When faced with tragedy, he chooses optimism.

This event happened years ago, but even today, I have difficulty understanding how a funeral service professional can remain optimistic when surrounded by death, day in and day out. And yet, most do.

I’ve worked one-on-one with hundreds of funeral home owners, and the vast majority have been optimists. Pessimists don’t typically invest in my consulting services; if they do, the relationship doesn’t last very long.

Their relentless optimism defines the character of Funeral Business Builders. 

An optimist understands that life can be a bumpy road, but at least it is leading somewhere. They learn from mistakes and failures, and are not afraid to fail again.” – Harvey Mackay.

As I mentioned in last week’s newsletter, I’m beginning a long series of newsletters dealing with the skills you need to master to transition from Funeral Home Owner to Funeral Business Builder. The first category is character, and the first skill is optimism.

You might be thinking…” but optimism isn’t something you can learn.” Yes, it is.

But you don’t learn optimism by studying it. You learn optimism by experiencing it. It begins with a conscious decision to be optimistic every day.

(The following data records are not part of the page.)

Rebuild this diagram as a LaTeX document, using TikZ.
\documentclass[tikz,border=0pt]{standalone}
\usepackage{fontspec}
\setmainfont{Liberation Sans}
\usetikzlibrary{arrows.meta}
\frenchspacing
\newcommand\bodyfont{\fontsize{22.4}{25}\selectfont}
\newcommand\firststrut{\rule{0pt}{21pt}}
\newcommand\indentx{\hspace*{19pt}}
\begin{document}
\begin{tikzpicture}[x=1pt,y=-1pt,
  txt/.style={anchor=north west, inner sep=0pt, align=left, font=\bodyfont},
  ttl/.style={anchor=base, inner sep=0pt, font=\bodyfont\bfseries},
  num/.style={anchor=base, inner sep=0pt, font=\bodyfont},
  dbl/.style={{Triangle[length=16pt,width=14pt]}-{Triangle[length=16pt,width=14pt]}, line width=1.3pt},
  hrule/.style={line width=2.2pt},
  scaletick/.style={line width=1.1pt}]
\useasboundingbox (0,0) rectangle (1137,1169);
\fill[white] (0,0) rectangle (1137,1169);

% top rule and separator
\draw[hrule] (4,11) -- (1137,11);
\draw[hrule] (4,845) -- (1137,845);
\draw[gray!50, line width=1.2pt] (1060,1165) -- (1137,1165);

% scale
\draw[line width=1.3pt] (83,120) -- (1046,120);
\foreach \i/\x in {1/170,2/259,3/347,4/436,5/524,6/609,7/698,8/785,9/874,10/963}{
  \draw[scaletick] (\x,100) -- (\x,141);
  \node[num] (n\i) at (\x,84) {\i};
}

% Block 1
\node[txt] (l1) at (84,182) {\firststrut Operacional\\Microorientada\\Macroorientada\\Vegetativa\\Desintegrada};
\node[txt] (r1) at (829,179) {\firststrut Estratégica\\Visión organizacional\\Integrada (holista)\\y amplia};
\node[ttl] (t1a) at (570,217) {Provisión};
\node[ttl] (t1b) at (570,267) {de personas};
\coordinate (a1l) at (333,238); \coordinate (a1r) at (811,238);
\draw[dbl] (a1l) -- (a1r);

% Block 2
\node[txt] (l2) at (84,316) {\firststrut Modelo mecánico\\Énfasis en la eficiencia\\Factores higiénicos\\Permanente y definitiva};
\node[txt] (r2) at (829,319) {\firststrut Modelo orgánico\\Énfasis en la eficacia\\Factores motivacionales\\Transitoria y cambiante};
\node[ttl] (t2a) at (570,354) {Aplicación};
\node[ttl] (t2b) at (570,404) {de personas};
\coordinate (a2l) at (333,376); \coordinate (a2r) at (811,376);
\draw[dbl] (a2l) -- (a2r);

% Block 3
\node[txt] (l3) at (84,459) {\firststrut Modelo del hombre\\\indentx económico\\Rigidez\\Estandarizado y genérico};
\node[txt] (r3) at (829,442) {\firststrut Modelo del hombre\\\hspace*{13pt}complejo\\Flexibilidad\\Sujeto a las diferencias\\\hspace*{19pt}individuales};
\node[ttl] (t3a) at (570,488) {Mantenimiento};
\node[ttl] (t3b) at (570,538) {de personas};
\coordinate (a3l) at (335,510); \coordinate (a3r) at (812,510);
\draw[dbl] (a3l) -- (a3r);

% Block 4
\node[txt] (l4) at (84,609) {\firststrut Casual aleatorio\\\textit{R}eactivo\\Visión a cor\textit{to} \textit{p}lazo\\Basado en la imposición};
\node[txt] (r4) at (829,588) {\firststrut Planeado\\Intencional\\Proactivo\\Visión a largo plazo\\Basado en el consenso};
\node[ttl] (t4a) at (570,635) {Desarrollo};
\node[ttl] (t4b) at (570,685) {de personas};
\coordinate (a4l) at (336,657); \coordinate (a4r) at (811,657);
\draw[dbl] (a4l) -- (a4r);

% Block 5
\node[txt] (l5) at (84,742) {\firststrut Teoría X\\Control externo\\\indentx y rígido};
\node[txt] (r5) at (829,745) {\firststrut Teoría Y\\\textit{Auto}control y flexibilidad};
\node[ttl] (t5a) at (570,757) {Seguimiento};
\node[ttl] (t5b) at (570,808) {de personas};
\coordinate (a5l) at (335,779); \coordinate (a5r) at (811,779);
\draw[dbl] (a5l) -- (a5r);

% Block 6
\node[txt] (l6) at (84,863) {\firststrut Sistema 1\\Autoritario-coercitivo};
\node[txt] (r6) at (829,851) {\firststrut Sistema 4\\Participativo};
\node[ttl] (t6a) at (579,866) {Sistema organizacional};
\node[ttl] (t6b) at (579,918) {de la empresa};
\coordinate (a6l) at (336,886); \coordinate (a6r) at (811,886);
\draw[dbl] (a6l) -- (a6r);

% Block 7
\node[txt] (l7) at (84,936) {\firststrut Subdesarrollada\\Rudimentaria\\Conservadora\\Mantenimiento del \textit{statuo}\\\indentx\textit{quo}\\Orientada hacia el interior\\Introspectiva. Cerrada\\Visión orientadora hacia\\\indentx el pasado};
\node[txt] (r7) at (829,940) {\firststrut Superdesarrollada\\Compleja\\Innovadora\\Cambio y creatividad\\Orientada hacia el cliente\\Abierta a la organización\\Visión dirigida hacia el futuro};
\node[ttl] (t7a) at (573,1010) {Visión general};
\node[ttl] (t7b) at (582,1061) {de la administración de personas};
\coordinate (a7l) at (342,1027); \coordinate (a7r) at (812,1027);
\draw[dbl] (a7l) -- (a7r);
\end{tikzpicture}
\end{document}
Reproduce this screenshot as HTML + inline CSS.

There’s an old adage about how a fish stinks from the head down. Today, leadership gurus use that saying to describe how an organization is a reflection of the leaders.

A pessimistic leader typically creates a negative “glass is half empty” team. An optimistic leader creates the opposite.

Which team is better equipped to care for a traumatized family, the pessimists or the optimists? The later.

A pessimist will focus on the loss, while an optimist will find a way to celebrate life. Therefore, if you want your funeral home to grow, you must create a culture of optimism.

A fundamental skill of human beings is to assess and avoid threats. We’re wired by nature to evaluate situations and anticipate what can go wrong. 

But some people become oversensitive to what might go wrong. They become “the glass is half empty” people instead of half full. As a result, they become overly cautious and miss out on things in life.

Today funeral home owners are faced with navigating a lot of changes. For example, the shift from burial to cremation, the rise of one-day express funerals, and the “we’ll have a funeral later” culture. 

Some will look at these changes through a more sensitive risk/reward lens and choose to play it safe. They lose less because they risk less. But they also gain less because they risk less.

An optimist will look at the changes in the funeral industry and see nothing but opportunity. They’ll develop new ways to serve families to stay relevant even when faced with overwhelming changes.

How funeral home owners responded to the pandemic is an excellent example of the difference between pessimists and optimists.

When states severely limit in-person gatherings, many funeral homes basically shut down. But optimistic owners didn’t focus on what they couldn’t do; instead, they asked themselves what was possible and came up with creative ways to serve families.

My Funeral Business Builder clients gained market share during the pandemic because they were willing to try something new while their competition turned families away.

The truth is, some things will work out, and some won’t. However, the more relentlessly optimistic you are, the more you are willing to keep trying until you find something that does work. 

Show me a successful funeral home owner, and I will show you someone who has failed more than most but kept trying. Show me an unsuccessful owner, and I will show you somebody who quit after failing a few times.

Funeral Business Builders are relentlessly optimistic. Adopt that mindset, surround yourself with optimistic employees, and your business will succeed.